Проблема различения гения и таланта активно обсуждается с конца 18 века. При всем разнообразии мнений можно выделить три основных направления в решении этого вопроса:

  1. Гений понимается как сила, создающая нечто новое, а талант — как высокая способность к воспроизведению и подражанию («Тот, кто за некоторое время способен сделать больше, чем другие, обладает силой; кто может сделать больше и лучше — имеет талант; кто может создать такое, чего еще никто не создавал, — обладает гением» — И.К. Лафатер. Афоризмы о человеке);
  2. Талант — производительная способность, в то время как гений — некое свойство восприятия, способность видеть мир особым, принципиально новым образом; гений определяет стадию восприятия, а талант — стадию выражения. «Гений — это инстинктивная способность все видеть и все понимать, а талант — дар все передавать и все выражать» (Ш.Ж.Л.де Шендолле. Дневник, 1833); Т. Де Квинси сходным образом трактует талант как проявление «воли и активности», а гений — как «функцию пассивной природы», как определенный модус восприятия («Автобиографические очерки», 1853). А.Шопенгауэр, приспосабливая концепцию гения как определенной формы «пассивного восприятия» к нуждам своей философской системы, видит в гении «субъекта, свободного от воли», способного полностью раствориться в созерцании и стать «ясным зеркалом сущности мира» («Мир как воля и представление»);
  3. Гений — универсальная творческая способность, талант — специализированная способность к определенному виду активности. Эта точка зрения пользуется наибольшим признанием и изложена, в частности, в «Эстетике» Г.В.Ф.Гегеля, где гений определен как «всеобщая способность к подлинному порождению произведения искусства», а талант — как «частная способность» к определенным видам творчества.

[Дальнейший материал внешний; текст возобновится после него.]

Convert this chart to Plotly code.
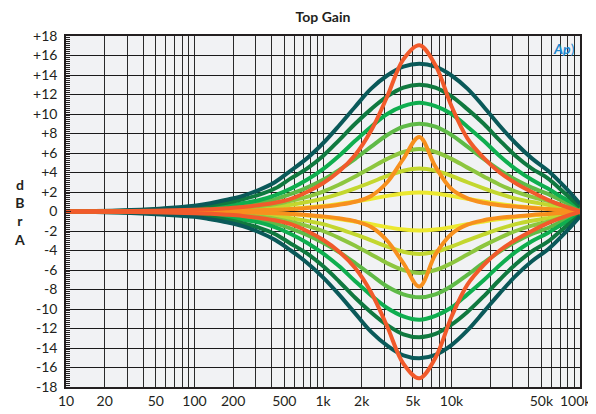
import plotly.graph_objects as go

# ---------------- data ----------------
FREQ_HZ = [10, 32, 100, 133, 178, 237, 316, 422, 562, 750, 1000, 1330, 1780, 2370,
           3160, 4220, 5620, 7500, 10000, 13300, 17800, 23700, 31600, 42200, 56200, 75000, 100000]

# boost curves (dB)
teal_boost = [0, 0.15, 0.6, 0.85, 1.2, 1.6, 2.2, 3.0, 4.2, 5.45, 7.0, 8.8, 10.75, 12.6, 13.95, 14.85, 15.15, 14.85, 13.95, 12.6, 10.75, 8.8, 7.0, 5.45, 4.2, 2.6, 0.8]
dkgreen_boost = [0, 0.1, 0.45, 0.65, 0.9, 1.25, 1.7, 2.35, 3.4, 4.4, 5.7, 7.3, 9.0, 10.5, 11.8, 12.7, 13.0, 12.7, 11.8, 10.5, 9.0, 7.3, 5.7, 4.4, 3.4, 1.95, 0.5]
green_boost = [0, 0.07, 0.3, 0.45, 0.6, 0.85, 1.15, 1.65, 2.35, 3.25, 4.35, 5.7, 7.25, 8.7, 10.0, 10.8, 11.15, 10.8, 10.0, 8.7, 7.25, 5.7, 4.35, 3.25, 2.35, 1.35, 0.45]
midgreen_boost = [0, 0.05, 0.22, 0.32, 0.45, 0.63, 0.9, 1.25, 1.8, 2.45, 3.25, 4.25, 5.4, 6.65, 7.85, 8.7, 9.0, 8.7, 7.85, 6.65, 5.4, 4.25, 3.25, 2.45, 1.8, 1.0, 0.3]
ltgreen_boost = [0, 0.03, 0.13, 0.19, 0.27, 0.38, 0.55, 0.75, 1.1, 1.5, 2.05, 2.75, 3.6, 4.5, 5.4, 6.1, 6.4, 6.1, 5.4, 4.5, 3.6, 2.75, 2.05, 1.5, 1.1, 0.58, 0.2]
ygreen_boost = [0, 0.02, 0.09, 0.12, 0.18, 0.24, 0.35, 0.48, 0.7, 0.97, 1.32, 1.8, 2.38, 3.0, 3.65, 4.18, 4.4, 4.18, 3.65, 3.0, 2.38, 1.8, 1.32, 0.97, 0.7, 0.35, 0.13]
yellow_boost = [0, 0.01, 0.04, 0.05, 0.08, 0.1, 0.14, 0.2, 0.29, 0.41, 0.57, 0.78, 1.03, 1.31, 1.6, 1.85, 1.95, 1.85, 1.6, 1.31, 1.03, 0.78, 0.57, 0.41, 0.29, 0.16, 0.06]
orange_boost = [0, 0.01, 0.04, 0.05, 0.07, 0.09, 0.12, 0.17, 0.25, 0.35, 0.5, 0.7, 1.0, 1.6, 3.0, 5.4, 7.65, 4.6, 2.3, 1.35, 0.9, 0.65, 0.5, 0.35, 0.25, 0.12, 0.02]
red_boost = [0, 0.04, 0.17, 0.24, 0.33, 0.45, 0.65, 0.9, 1.3, 2.0, 2.9, 4.1, 5.8, 8.3, 11.8, 15.6, 17.05, 15.0, 10.8, 7.5, 5.5, 4.0, 2.9, 2.0, 1.2, 0.55, 0.05]

# cut curves (dB)
teal_cut = [0, -0.15, -0.55, -0.8, -1.1, -1.5, -2.1, -2.9, -4.0, -5.25, -6.75, -8.5, -10.45, -12.35, -13.75, -14.75, -15.05, -14.7, -13.7, -12.2, -10.3, -8.4, -6.6, -5.1, -3.9, -2.3, -0.5]
dkgreen_cut = [0, -0.1, -0.42, -0.6, -0.85, -1.2, -1.65, -2.3, -3.3, -4.3, -5.6, -7.15, -8.85, -10.35, -11.65, -12.6, -12.9, -12.55, -11.6, -10.3, -8.7, -7.0, -5.4, -4.1, -3.1, -1.7, -0.4]
green_cut = [0, -0.07, -0.3, -0.43, -0.58, -0.82, -1.12, -1.6, -2.3, -3.2, -4.3, -5.6, -7.15, -8.6, -9.9, -10.75, -11.1, -10.7, -9.85, -8.5, -7.05, -5.5, -4.15, -3.05, -2.2, -1.2, -0.35]
midgreen_cut = [0, -0.05, -0.21, -0.31, -0.44, -0.61, -0.87, -1.22, -1.75, -2.4, -3.2, -4.15, -5.3, -6.5, -7.7, -8.5, -8.8, -8.5, -7.65, -6.5, -5.25, -4.1, -3.1, -2.3, -1.7, -0.9, -0.25]
ltgreen_cut = [0, -0.03, -0.13, -0.19, -0.26, -0.37, -0.53, -0.73, -1.07, -1.47, -2.0, -2.7, -3.52, -4.4, -5.3, -6.0, -6.3, -6.0, -5.3, -4.4, -3.5, -2.7, -2.0, -1.45, -1.05, -0.55, -0.15]
ygreen_cut = [0, -0.02, -0.09, -0.12, -0.18, -0.24, -0.35, -0.47, -0.69, -0.96, -1.3, -1.78, -2.35, -2.96, -3.6, -4.13, -4.35, -4.13, -3.6, -2.96, -2.35, -1.78, -1.3, -0.95, -0.68, -0.33, -0.1]
yellow_cut = [0, -0.01, -0.04, -0.05, -0.08, -0.1, -0.14, -0.2, -0.29, -0.41, -0.57, -0.78, -1.03, -1.31, -1.6, -1.85, -1.95, -1.85, -1.6, -1.31, -1.03, -0.78, -0.57, -0.41, -0.29, -0.16, -0.04]
orange_cut = [0, -0.01, -0.04, -0.05, -0.07, -0.09, -0.12, -0.17, -0.25, -0.35, -0.5, -0.7, -1.0, -1.6, -3.0, -5.3, -7.7, -4.4, -2.3, -1.35, -0.9, -0.65, -0.5, -0.35, -0.25, -0.12, -0.02]
red_cut = [0, -0.04, -0.17, -0.24, -0.33, -0.45, -0.65, -0.9, -1.3, -2.0, -2.9, -4.1, -5.8, -8.3, -11.8, -15.6, -17.1, -15.0, -10.8, -7.5, -5.5, -4.0, -2.9, -2.0, -1.2, -0.55, -0.05]

# tick labels
Y_TICKS = list(range(-18, 19, 2))
Y_LABELS = [("+%d" % v if v > 0 else ("0" if v == 0 else "-%d" % -v)) for v in Y_TICKS]
X_LABELED = {10: "10", 20: "20", 50: "50", 100: "100", 200: "200", 500: "500",
             1000: "1k", 2000: "2k", 5000: "5k", 10000: "10k", 50000: "50k"}
X_EDGE_LABEL = (100000, "100k")   # drawn as an annotation so it is not dropped at the page edge
X_GRID = [m * 10 ** e for e in range(1, 5) for m in range(1, 10)] + [100000]

# ---------------- figure ----------------
series = [
    ("yellow", yellow_boost, yellow_cut, "#ece82f"),
    ("ygreen", ygreen_boost, ygreen_cut, "#c3d72f"),
    ("ltgreen", ltgreen_boost, ltgreen_cut, "#8dc63f"),
    ("midgreen", midgreen_boost, midgreen_cut, "#5fba47"),
    ("green", green_boost, green_cut, "#0fae4f"),
    ("dkgreen", dkgreen_boost, dkgreen_cut, "#10793f"),
    ("teal", teal_boost, teal_cut, "#0a5959"),
    ("orange", orange_boost, orange_cut, "#f7901e"),
    ("red", red_boost, red_cut, "#f15a2b"),
]

fig = go.Figure()
for name, up, dn, col in series:
    for ys in (up, dn):
        fig.add_trace(go.Scatter(
            x=FREQ_HZ, y=ys, mode="lines", name=name, showlegend=False,
            line=dict(color=col, width=4, shape="spline", smoothing=1.0),
            hoverinfo="skip"))

# the page body adds an 8px offset, so the figure is 8px smaller and margins shifted
FIG_W, FIG_H = 588, 406
fig.update_layout(
    width=FIG_W, height=FIG_H,
    margin=dict(l=58, r=16, t=28, b=27, autoexpand=False),
    paper_bgcolor="white",
    plot_bgcolor="#f1f2f4",
    font=dict(family="Lato, Noto Sans, sans-serif", size=14, color="#231f20"),
    title=dict(text="<b>Top Gain</b>", x=0.5, xref="paper", xanchor="center",
               y=1 - 9 / FIG_H, yref="container", yanchor="middle", automargin=False,
               font=dict(size=14, color="#231f20")),
    showlegend=False,
)

fig.update_xaxes(
    type="log", range=[1, 5], automargin=False,
    tickmode="array", tickvals=X_GRID,
    ticktext=[X_LABELED.get(v, "") for v in X_GRID],
    showgrid=True, gridcolor="#2a2a2a", gridwidth=1.2,
    showline=True, linecolor="#231f20", linewidth=1.5, mirror=True,
    ticks="", tickfont=dict(size=14), zeroline=False,
)
fig.update_yaxes(
    range=[-18, 18], automargin=False,
    tickmode="array", tickvals=Y_TICKS, ticktext=Y_LABELS,
    showgrid=True, gridcolor="#1a1a1a", gridwidth=1.3,
    showline=True, linecolor="#231f20", linewidth=1.5, mirror=True,
    ticks="inside", ticklen=5, tickcolor="#231f20", tickwidth=1,
    minor=dict(dtick=0.2, ticks="inside", ticklen=4, tickcolor="#231f20", tickwidth=1, showgrid=False),
    zeroline=False, tickfont=dict(size=14), ticklabelstandoff=4,
)

fig.add_annotation(text=X_EDGE_LABEL[1], x=5, xref="x", y=0, yref="paper",
                   xanchor="right", yanchor="top", xshift=14, yshift=-3, showarrow=False,
                   font=dict(size=14, color="#231f20"))
fig.add_annotation(text="<b>d<br>B<br>r<br>A</b>", xref="paper", yref="paper",
                   x=-0.105, y=0.5, showarrow=False, align="center",
                   font=dict(size=14, color="#231f20"))
fig.add_annotation(text="<i><b>Ap</b></i>)", xref="paper", yref="paper",
                   x=0.995, y=0.995, xanchor="right", yanchor="top", showarrow=False,
                   font=dict(size=14, color="#1b87cf"))

fig.write_html("out.html")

Антиномия гения и мира (обыденности, земной реальности), намеченная еще предшественниками романтизма, была осознана в позднем романтизме как невозможность для гения, воплощающего универсальное, не ведающее границ сознание, примириться с ограниченным посюсторонним бытием. В дальнейшем этот разрыв между гением и миропорядком так и не был преодолен. Гёте предпринимает попытку вписать гения в систему мирового устройства, представив его своего рода законодателем мира и определив его как «такую человеческую силу, которая, посредством действий и поступков», дает миру «закон и правило» («Поэзия и правда»), однако в позднейшем развитии идеи гения мотив его противопоставленности миру продолжает доминировать: образ либо эволюционирует в сторону ницшеанской идеи «сверхчеловека», презирающего Божественное мироустройство (усвоенной фашистской идеологией), либо принимает вид болезненной психической или физической аномалии, несовместимой с гармонией и нормой (связь гения и болезни в романе «Доктор Фаустус», 1947, Т.Манна). Усталость европейского художественного сознания от образа гения и сопряженных с ним неразрешимых противоречий вылилась в попытки избавиться вообще от концепции: Ш.Бодлер видит в гении «не более чем детство, сознательно возвращенное и оснащенное взрослыми физическими орудиями самовыражения» («Художник современной жизни».  Бодлер Ш. Романтическое искусство); Б.Кроче, осмысливший искусство как совокупность «выражений», по своей природе тождественных «выражениям» обыденного языка, видит в гении чисто «количественное понятие», поскольку «наша фантазия по природе своей тождественна» фантазии гения («Эстетика как наука о выражении и как общая лингвистика», 1902). Тривиализация, которой подверглась идея гения в массовой культуре, может восприниматься в литературе 20 века и как правомерная реакция на чрезмерности романтического культа, и как вызов, бросаемый измельчавшей культурой подлинно духовной личности. Для героя романа Р.Музиля «Человек без свойств» (1930—43) поводом к «отпуску от своей жизни» становится именно осознание своего времени как эпохи, когда «футболисты и лошади обладают гением».

 

Слово гений произошло от латинских genius, gigno, что в переводе означает — «рождаю», «произвожу».